I explain: I come from a tradition that works though community discernment. I prayed with others, heard a clear call to the work I am doing, and discerned that calling with a community of people willing to name my strengths and challenge me on my weaknesses. I know I am called to work with Canberra Baptist Church, to start Irene’s Place—a house where young adults from Canberra and around the world can explore discipleship and peace—and to host four young women in Australia through Mennonite Mission Network’s Radical Journey program, because my community helped me listen. I live with these young women so we can work together at integrating spiritual practices into our daily lives. We are held within a larger faith community, but by living together we have daily accountability in our faith. We will spend these 10 months together looking at how the faith of our parents becomes our own.

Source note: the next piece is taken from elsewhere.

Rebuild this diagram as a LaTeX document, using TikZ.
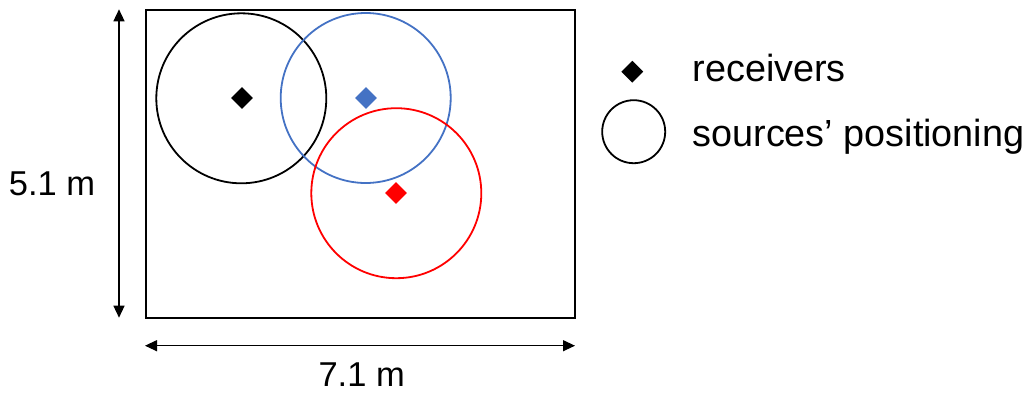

My work comes from my longing to help other young adults find a place to discern their faith and their calling.
At a recent conference of the Anabaptist Association of Australia and New Zealand, my table group of young adults expressed gratitude to meet members of an older generation living out their faith.
One person said, “We need wise elders,” to hear the stories of those who have gone before. We need to know what it was like, to seek the wisdom of our elders and for these elders to grapple with us over how to live out faith now.
Young adults want accountability. They want community and to be connected to something spiritual and real. They want to belong and to hear the story that goes before them and that will be there after them. Young adults are asking hard questions, and while they will rarely take easy answers, they acknowledge that there is mystery in life and in God.
There are communities that are working well intergenerationally and are mentoring young adults in faith. I know this because I am the product of such a community. But, sadly, they are few and far between. The more young adults are burned by lack of community, by missing accountability and mentoring, by not seeing spiritual life and the actions of faith lived out together, by floundering around without wise elders to help them call out gifts and move them to action, the more they will shy away from religious institutions.
They are longing for what church could be but don’t see it as what church is.
Picture this: More than half the people in that dorm room I mentioned earlier followed the prompting of an older member of their church to go into service. Several of the people yearning for direction have ended up in Colombia with Christian Peacemaker Teams, even when it meant putting school and other relationships on hold. I ended up going halfway around the world for work I had told people I flat-out could not do.
Yet my friends and I were listening when our wise elders said: “I see these gifts in you. Go there.”
And we went.
Moriah Hurst specializes in youth and young adult ministry for Canberra Baptist Church and as the community coordinator for Irene’s Place, a house of discipleship, service and peace. She is supported by Mennonite Mission Network and congregations in Central District, Indiana-Michigan, Lancaster and Mountain States Mennonite conferences. A young adult herself, Hurst confesses that these are only a few out of a range of pressing issues when it comes to understanding young adults and their relationship to the church. As the youngest child of mission workers Mark and Mary Hurst, she grew up in Australia.